What is expected: Print word for word the first line of the listing below and every line after it, through the line with "import matplotlib.transforms as mtransforms". Leave out the pictures and the rest.

Material for the task:
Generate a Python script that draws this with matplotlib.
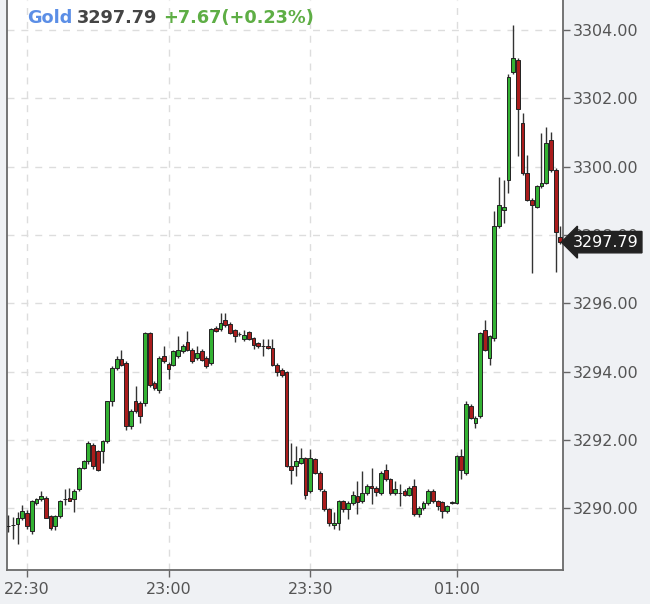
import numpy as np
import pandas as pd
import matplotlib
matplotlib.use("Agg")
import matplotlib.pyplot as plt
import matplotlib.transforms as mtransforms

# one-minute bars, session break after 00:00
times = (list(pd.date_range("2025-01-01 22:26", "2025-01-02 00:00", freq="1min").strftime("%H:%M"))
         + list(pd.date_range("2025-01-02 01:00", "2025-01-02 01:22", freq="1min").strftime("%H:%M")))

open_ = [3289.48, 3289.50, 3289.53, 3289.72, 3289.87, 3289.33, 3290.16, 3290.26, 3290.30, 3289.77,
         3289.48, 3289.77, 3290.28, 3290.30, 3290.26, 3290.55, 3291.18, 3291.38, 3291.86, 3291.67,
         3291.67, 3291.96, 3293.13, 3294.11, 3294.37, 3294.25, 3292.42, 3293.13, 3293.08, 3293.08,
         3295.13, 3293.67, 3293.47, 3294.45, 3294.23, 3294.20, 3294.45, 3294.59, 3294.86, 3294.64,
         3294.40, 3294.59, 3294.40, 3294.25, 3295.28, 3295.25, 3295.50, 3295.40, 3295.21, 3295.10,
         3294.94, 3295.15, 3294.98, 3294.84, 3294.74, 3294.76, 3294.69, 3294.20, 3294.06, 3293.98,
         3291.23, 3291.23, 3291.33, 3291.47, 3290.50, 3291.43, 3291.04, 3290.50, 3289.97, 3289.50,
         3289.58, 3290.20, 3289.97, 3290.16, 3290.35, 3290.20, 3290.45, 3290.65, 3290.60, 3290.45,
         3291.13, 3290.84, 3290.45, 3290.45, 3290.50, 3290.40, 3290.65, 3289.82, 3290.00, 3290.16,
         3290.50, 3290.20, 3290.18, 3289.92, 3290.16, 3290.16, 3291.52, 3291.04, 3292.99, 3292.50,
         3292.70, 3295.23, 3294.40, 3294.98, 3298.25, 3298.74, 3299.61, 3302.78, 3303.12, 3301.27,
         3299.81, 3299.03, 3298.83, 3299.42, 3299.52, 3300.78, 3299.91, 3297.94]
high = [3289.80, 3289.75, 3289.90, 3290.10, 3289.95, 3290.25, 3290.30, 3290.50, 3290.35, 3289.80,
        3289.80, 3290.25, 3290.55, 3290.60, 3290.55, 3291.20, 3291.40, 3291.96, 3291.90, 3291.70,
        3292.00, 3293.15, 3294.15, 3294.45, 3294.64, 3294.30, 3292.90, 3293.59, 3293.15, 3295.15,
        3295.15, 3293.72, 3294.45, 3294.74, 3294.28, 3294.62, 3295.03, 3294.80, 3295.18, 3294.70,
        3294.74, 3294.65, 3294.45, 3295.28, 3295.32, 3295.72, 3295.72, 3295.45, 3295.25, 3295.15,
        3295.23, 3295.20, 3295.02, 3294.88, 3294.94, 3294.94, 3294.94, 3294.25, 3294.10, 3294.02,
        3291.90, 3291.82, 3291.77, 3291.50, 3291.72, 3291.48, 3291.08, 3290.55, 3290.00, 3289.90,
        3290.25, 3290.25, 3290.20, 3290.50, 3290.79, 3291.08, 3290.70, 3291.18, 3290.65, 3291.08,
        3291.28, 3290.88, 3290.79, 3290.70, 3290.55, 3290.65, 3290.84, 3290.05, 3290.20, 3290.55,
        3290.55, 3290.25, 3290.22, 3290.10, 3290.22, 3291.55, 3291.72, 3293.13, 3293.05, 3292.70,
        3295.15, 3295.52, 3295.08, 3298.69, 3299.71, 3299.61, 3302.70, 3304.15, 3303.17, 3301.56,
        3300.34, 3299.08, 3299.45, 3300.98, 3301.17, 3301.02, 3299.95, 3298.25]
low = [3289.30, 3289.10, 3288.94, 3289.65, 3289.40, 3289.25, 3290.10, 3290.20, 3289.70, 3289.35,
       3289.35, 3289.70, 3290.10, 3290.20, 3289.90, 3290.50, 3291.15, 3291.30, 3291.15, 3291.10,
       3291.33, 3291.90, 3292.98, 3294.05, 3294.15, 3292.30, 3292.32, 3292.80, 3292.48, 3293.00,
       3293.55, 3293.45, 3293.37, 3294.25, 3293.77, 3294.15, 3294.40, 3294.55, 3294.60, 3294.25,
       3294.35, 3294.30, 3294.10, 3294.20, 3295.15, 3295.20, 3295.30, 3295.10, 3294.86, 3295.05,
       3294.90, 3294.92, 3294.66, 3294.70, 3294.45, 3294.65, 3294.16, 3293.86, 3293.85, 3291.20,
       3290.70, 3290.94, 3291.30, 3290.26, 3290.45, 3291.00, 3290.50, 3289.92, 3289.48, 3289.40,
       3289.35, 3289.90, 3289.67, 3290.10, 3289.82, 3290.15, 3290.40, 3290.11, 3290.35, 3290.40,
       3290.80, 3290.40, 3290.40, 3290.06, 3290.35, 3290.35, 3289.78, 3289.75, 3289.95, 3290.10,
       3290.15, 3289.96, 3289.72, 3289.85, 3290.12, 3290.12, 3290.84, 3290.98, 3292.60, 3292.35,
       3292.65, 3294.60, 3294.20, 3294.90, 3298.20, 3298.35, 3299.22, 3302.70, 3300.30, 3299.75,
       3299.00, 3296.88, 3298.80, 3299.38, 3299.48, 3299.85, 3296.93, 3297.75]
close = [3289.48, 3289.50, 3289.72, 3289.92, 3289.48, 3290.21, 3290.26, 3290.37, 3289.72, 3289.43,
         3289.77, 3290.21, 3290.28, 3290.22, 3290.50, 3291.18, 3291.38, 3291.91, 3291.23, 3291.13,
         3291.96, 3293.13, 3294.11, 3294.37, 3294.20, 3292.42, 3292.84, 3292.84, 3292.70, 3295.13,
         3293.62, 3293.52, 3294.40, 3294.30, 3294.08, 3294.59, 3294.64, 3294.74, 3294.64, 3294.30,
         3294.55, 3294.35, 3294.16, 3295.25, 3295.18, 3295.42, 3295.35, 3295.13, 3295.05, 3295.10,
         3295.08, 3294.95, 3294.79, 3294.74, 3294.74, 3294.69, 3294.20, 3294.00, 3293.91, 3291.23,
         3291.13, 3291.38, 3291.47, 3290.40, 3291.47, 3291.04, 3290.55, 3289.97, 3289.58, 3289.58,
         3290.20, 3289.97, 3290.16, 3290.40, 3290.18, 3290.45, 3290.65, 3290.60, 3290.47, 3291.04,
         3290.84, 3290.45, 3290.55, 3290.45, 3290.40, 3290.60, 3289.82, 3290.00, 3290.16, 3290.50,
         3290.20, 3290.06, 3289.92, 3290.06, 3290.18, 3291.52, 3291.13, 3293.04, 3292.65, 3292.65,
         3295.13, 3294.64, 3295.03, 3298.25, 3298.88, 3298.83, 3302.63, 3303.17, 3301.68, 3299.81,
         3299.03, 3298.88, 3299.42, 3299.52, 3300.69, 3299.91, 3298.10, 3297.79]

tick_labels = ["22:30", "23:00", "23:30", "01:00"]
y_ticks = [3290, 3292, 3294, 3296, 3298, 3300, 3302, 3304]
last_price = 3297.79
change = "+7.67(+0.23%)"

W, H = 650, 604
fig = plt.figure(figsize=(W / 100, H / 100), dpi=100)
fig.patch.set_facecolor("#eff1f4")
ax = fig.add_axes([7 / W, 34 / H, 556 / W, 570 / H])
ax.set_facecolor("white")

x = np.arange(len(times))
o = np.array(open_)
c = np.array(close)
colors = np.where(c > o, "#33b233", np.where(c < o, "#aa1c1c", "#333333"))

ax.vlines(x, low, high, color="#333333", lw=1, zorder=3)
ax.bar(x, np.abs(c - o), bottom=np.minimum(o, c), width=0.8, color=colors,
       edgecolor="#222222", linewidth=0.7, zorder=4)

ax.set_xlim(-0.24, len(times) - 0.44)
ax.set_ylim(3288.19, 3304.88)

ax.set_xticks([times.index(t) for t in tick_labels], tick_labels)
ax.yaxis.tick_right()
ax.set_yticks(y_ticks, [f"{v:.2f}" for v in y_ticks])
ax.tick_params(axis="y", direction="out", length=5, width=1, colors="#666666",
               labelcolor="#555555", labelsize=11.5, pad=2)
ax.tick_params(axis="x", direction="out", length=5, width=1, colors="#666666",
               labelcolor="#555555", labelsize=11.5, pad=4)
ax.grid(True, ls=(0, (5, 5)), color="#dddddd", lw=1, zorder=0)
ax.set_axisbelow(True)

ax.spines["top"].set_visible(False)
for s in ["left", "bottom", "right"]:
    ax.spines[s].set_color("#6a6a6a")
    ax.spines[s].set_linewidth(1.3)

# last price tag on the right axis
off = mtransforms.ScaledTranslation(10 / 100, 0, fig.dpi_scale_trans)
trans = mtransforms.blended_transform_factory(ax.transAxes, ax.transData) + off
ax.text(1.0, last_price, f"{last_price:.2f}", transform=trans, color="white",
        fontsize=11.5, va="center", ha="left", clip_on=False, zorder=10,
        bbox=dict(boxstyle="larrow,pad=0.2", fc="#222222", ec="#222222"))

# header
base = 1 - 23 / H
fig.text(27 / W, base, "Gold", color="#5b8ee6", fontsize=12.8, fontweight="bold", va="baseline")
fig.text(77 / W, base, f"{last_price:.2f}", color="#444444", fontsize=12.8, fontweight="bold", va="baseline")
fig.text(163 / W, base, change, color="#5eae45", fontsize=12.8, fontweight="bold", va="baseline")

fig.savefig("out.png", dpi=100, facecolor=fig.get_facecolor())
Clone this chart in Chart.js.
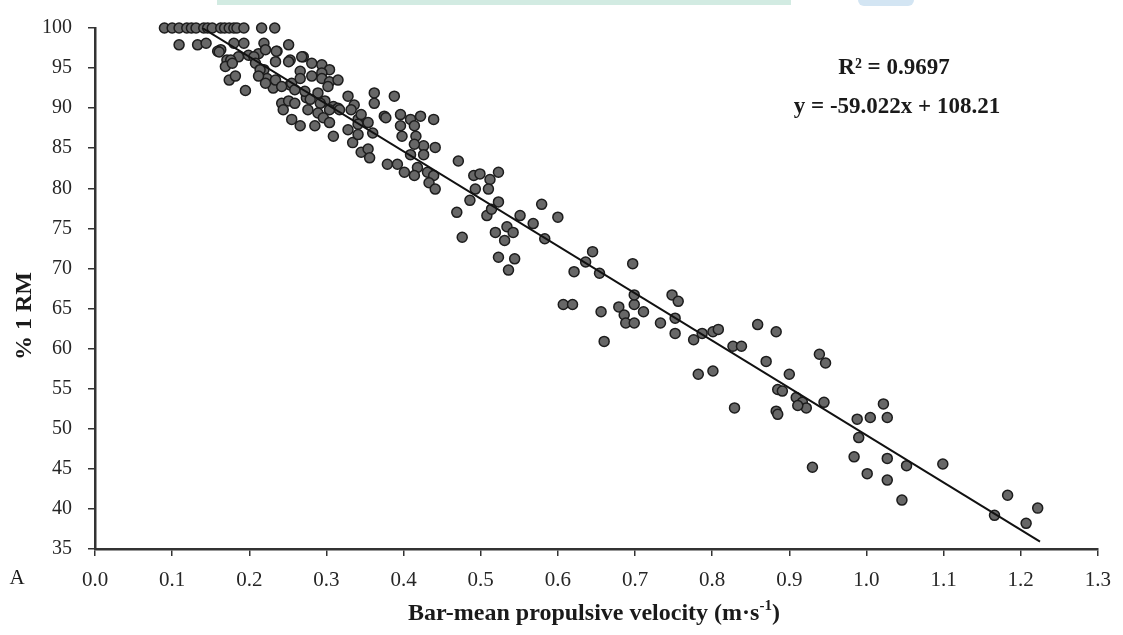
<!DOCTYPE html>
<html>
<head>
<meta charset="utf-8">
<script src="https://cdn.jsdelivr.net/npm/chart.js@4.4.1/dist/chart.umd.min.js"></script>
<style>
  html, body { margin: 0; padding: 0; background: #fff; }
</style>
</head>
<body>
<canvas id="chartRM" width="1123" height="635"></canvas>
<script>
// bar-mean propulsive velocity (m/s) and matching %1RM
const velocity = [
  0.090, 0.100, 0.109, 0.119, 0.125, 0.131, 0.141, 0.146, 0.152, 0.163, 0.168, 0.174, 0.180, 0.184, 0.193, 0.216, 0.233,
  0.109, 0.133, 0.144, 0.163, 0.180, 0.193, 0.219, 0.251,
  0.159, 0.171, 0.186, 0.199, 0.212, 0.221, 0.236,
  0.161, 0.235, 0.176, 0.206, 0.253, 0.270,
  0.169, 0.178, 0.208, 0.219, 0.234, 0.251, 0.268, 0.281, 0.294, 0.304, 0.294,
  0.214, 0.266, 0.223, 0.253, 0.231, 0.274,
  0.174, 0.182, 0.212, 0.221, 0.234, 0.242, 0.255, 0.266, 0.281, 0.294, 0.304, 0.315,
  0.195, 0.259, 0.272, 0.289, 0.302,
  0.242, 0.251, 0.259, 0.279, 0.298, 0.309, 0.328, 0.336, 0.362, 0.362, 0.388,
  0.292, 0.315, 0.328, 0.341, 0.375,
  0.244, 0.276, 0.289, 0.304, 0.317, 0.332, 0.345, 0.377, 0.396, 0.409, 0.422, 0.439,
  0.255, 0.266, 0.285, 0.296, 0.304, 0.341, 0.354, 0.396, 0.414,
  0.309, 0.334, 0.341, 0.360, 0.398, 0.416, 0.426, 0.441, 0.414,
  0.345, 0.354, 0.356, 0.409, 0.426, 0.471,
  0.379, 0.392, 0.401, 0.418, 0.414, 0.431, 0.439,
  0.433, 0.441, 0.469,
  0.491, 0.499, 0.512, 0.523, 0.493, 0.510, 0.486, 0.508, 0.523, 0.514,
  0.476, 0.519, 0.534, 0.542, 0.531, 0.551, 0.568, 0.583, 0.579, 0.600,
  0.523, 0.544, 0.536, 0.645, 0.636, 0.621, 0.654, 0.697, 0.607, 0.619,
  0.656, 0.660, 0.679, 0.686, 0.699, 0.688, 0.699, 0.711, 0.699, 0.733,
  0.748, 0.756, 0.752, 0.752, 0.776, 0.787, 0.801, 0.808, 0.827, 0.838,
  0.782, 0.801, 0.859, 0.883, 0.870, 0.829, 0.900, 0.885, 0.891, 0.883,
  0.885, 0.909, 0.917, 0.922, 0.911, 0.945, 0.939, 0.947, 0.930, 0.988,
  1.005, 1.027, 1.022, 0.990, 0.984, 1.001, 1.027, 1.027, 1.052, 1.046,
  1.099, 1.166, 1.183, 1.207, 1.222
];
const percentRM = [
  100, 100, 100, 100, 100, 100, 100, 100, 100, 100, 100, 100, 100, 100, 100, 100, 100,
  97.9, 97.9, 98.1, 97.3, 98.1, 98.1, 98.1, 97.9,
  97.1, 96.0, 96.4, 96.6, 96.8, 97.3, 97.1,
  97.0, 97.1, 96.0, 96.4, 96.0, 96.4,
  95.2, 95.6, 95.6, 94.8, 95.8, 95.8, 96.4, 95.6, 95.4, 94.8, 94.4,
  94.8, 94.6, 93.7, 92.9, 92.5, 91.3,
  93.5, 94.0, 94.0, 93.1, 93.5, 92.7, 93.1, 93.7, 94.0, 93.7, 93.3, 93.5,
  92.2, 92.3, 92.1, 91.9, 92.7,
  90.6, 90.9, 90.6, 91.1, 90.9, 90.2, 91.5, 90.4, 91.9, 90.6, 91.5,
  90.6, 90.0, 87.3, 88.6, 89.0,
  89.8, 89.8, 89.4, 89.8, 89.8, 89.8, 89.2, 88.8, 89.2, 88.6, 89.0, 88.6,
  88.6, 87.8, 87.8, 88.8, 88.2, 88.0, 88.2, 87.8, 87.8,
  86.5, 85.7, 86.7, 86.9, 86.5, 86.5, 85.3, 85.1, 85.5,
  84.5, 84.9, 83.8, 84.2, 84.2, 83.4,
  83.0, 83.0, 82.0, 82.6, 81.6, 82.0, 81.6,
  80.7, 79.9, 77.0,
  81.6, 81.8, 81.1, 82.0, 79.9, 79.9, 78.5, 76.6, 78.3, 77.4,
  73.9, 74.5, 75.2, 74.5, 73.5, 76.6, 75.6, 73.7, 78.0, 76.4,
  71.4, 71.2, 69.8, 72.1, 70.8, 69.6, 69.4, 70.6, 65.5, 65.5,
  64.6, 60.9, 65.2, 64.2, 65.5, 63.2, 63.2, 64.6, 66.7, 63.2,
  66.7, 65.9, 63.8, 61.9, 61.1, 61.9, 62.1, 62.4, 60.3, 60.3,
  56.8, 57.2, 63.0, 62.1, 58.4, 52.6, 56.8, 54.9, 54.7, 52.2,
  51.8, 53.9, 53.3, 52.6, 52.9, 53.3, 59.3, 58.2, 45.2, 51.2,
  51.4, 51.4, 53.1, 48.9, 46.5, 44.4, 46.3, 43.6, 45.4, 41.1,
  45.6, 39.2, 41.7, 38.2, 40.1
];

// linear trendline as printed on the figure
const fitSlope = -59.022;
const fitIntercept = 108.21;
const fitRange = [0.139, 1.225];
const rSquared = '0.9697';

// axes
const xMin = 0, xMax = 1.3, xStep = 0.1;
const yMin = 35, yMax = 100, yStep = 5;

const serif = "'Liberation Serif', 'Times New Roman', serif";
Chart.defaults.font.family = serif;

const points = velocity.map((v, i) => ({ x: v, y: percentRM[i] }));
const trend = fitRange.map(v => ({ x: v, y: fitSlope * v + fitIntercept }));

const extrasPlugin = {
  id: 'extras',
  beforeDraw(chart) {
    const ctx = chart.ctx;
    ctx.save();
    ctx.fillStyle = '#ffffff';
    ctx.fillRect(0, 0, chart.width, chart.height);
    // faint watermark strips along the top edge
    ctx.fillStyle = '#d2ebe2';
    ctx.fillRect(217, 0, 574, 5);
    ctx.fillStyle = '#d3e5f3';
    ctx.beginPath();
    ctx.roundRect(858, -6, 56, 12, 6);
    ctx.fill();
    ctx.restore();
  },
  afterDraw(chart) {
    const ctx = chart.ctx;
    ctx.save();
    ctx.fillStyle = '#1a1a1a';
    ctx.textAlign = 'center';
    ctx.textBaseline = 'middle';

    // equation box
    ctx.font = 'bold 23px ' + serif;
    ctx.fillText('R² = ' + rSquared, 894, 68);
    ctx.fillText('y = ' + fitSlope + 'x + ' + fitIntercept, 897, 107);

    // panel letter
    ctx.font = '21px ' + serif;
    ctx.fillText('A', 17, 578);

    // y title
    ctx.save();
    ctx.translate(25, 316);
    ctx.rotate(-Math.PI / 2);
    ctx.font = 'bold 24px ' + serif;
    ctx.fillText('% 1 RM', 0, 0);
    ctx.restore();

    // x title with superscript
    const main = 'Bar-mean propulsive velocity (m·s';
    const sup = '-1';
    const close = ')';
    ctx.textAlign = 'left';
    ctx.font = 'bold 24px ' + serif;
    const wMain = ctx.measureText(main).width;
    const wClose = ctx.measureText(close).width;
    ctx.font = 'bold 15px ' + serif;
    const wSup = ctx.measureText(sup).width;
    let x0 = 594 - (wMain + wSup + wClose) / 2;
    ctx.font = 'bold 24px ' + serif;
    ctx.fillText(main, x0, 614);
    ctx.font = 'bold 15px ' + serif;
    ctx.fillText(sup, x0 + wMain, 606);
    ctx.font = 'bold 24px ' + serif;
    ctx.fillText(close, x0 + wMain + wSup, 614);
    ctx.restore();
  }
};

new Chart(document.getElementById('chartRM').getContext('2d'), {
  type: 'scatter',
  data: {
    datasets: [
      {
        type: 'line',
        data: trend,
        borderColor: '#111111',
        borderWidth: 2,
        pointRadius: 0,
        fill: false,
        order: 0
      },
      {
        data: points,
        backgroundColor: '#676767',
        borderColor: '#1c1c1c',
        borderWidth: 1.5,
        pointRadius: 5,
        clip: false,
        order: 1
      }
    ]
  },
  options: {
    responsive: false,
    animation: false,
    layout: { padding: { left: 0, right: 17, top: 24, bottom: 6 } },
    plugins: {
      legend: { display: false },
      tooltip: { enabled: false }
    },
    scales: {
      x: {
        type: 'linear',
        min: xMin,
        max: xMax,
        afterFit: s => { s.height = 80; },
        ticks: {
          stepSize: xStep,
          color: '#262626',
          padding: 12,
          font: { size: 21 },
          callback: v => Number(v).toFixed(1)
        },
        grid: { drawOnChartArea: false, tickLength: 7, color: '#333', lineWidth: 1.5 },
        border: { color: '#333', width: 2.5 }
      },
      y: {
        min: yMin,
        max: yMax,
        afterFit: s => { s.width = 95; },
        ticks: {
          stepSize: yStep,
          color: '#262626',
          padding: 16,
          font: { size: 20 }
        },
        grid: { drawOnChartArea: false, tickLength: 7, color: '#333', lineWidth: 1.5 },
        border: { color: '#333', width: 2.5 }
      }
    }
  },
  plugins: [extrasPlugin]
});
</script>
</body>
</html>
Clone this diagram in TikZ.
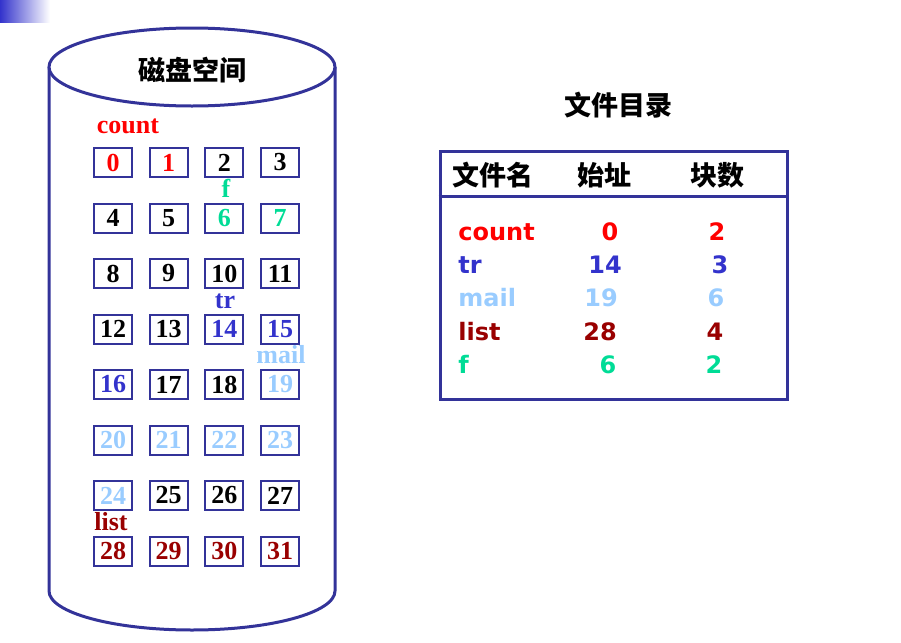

Task answer:
Generate a Python script that draws this with matplotlib.
import numpy as np
import pandas as pd
import matplotlib
matplotlib.use("Agg")
import matplotlib.pyplot as plt
import matplotlib.transforms as mtransforms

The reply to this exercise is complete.